An estimated $150 million in damage was incurred, and 45 employees displaced after fire gutted the Trincity Industrial Estate warehouses of JMH Enterprises Sunday night. The blaze gutted four warehouses which contained rice, cooking oil, saltfish and sugar, along with counter tops, and kitchen appliances.
In addition, three vans, eight trucks, four cars and containers were also destroyed in the blaze.
The loss of the goods is sure to have an effect on the nation’s supermarkets, but in an interview with managing director of JMH, Christopher James, Newsday was told that the fire could have been avoided if fire services were better equipped.
Newsday interviewed James yesterday as he watched buildings which had been in operation since 1978, burn to the ground.
“Had there been 20 minutes of steady water for the fire-fighters, this fire would have been contained; but the fire trucks had to go back and forth for water. When we closed up last Friday, we left everything as normal. Nothing was put in a different place, everything was normal.”
James told Newsday that he received a call from a fellow tenant at the Industrial Estate at about 8.30 pm, telling him that his warehouse was on fire. The tenant said he noticed smoke coming out of the building at about 8 pm and alerted fire services.
By the time he got to the warehouses, one of the four was already gutted and fire was spreading to the second. Fire services tried to gain access to the warehouse but experienced difficulty.

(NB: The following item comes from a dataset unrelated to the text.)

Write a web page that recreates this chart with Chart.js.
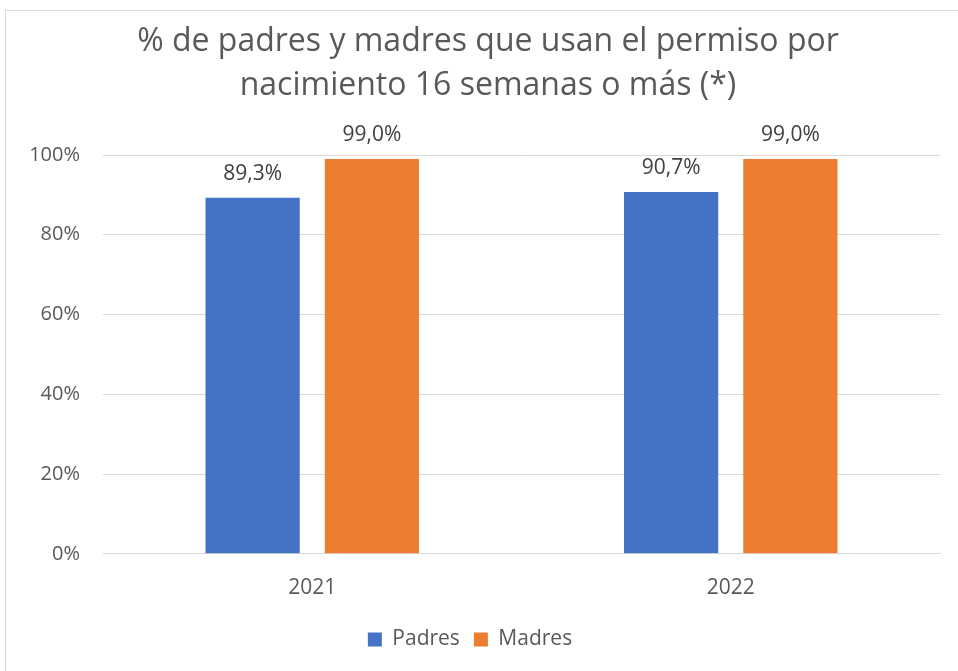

By 11 pm, all the buildings were consumed by fire.
James said supermarket shelves are expected to be scarce of the vital food items because JMH is a major supplier to groceries.
“Close to 50 percent of the rice that is supplied to supermarkets comes from our company,” said James “We still have goods coming from off the port, but that may only last a short time.”
James added that most distributors collected goods on Friday last, in anticipation of the long weekend, and the company has goods at the port and more coming in the next couple of weeks. However, the residual goods may not be enough to supply the nation in the manner it is accustomed to. James and the rest of the executive of JMH now have to find the means to rebuild as fast as possible. Newsday was told the displaced staff was asked to meet at the warehouse to discuss what could be done for them. James also noted that some of the goods, and vehicles were insured, but the returns would not be nearly enough to cover the cost of rebuilding and restocking the warehouses. Newsday attempted to reach the Supermarkets Association of Trinidad and Tobago, but calls to several members went unanswered. Fire prevention services are now trying to ascertain the cause of the fire.